Rene Cardona Jr (1939-2003) was a popular Mexican director, the son of Rene Cardona, who was also a prolific Mexican director. Rene Jr made 100 films between the 1960s and 2000s. Most of these are spy and adventure films or light comedies. Cardona had ventured into the horror genre with The Night of a Thousand Cats (1972) and in genre material also made the likes of The Gorilla Kid (1977), Beaks (1987), Playback (1989), Murderous Fury (1990) and The Man in White (1994). He gained his greatest international exposure with the killer shark film Tintorera (1977) and several films based on real-life tragedies with Guyana: Crime of the Century (1978) about the Jonestown Massacre and as writer/producer of Survive! (1977) based on the Andean plane crash where the survivors were reduced to eating their dead.

The main problem that The Bermuda Triangle is stuck with is that it is dealing with an abstract subject – how do you make a film about a wide geographic area? A title like The Bermuda Triangle is like making a film called The Atlantic Ocean or Europe – it is such a broad and diverse subject that trying to define it as a single story is limiting. Not to mention, how do you make a film about the disappearances of vessels at sea over a period of several hundred years?

John Huston in The Bermuda Triangle (1978)
John Huston as the patriarch leading an expedition into The Bermuda Triangle

Not too understandably, The Bermuda Triangle feels as though it sails aimlessly around in search of a subject. There are a couple of scenes unrelated to the main action that cut away to Air Force flights that take off and go missing. The film takes place aboard a small cruise vessel chartered by John Huston. Some time after they set out, they encounter a mystery ship at sea that is supposed to have vanished years ago and that is it in terms of missing ships. The daughter (Gretha) picks up a doll found floating in the water and afterwards gives eerie presentiments that everybody is going to die. The characters then start to die in strange ways, or disappear, although no explanation is offered of the agency behind these.

This feels more like a horror film about a haunted sea voyage – you keep being reminded of ghost ship films like Death Ship (1980) or Ghost Ship (2002). There is precious little of this that ties to The Bermuda Triangle – indeed, the film has only really co-opted this as a selling point and the film could in fact be set in any sea. The film reaches an ending that a show like The Twilight Zone (1959-63) has made into a cliché.
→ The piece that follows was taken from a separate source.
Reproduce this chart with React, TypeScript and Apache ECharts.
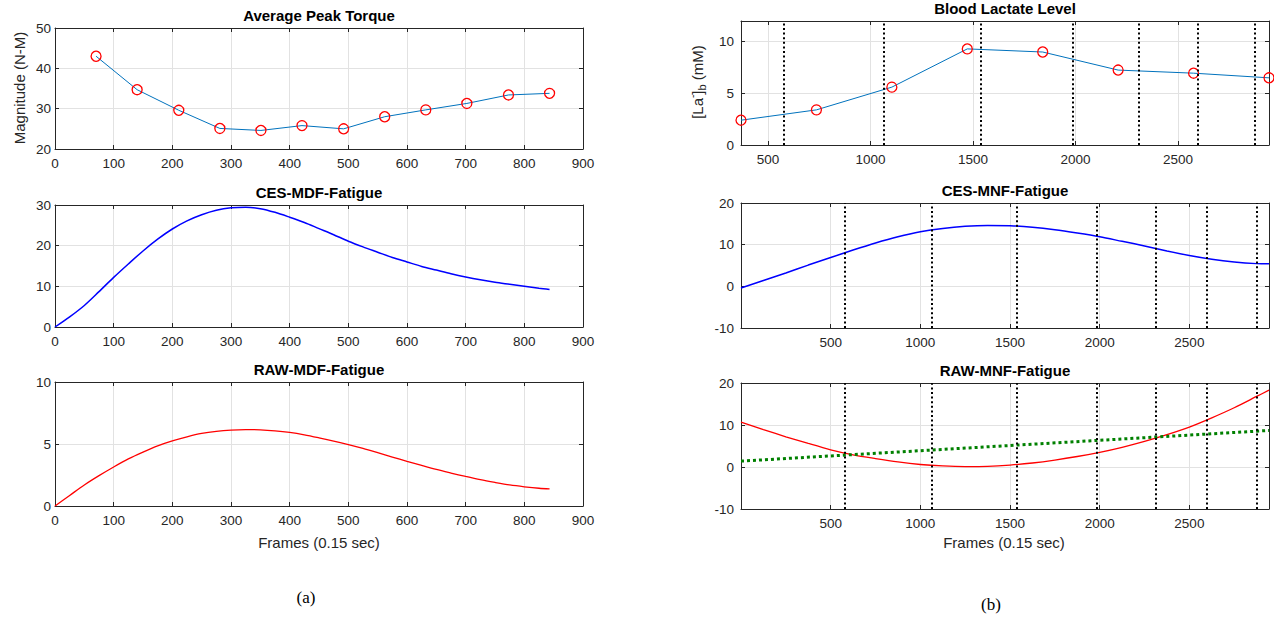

The top-lined names in the film are John Huston, director of classics such as The Maltese Falcon (1941), The African Queen (1952) and The Man Who Would Be King (1975), and French actress Claudine Auger, a former Miss World contender and a Bond girl in Thunderball (1965). For all their name value, the film fails to make much use of either, Huston in particular.

The best scenes in the film are those where the party go scuba diving and encounters a set of underwater ruins – there is no explanation of what these are, whether they are some lost realm – before one of the women becomes trapped under a fallen pillar. These scenes are shot by Ramon Bravo, the Mexican oceanographer who also shot the underwater scenes for Cardona’s Tintorera.

The Bermuda Triangle is often confused with the identically-titled documentary The Bermuda Triangle (1979), which was released one year later. Indeed, the Wikipedia page for this film mistakenly lists the poster for the documentary instead of the one for this film.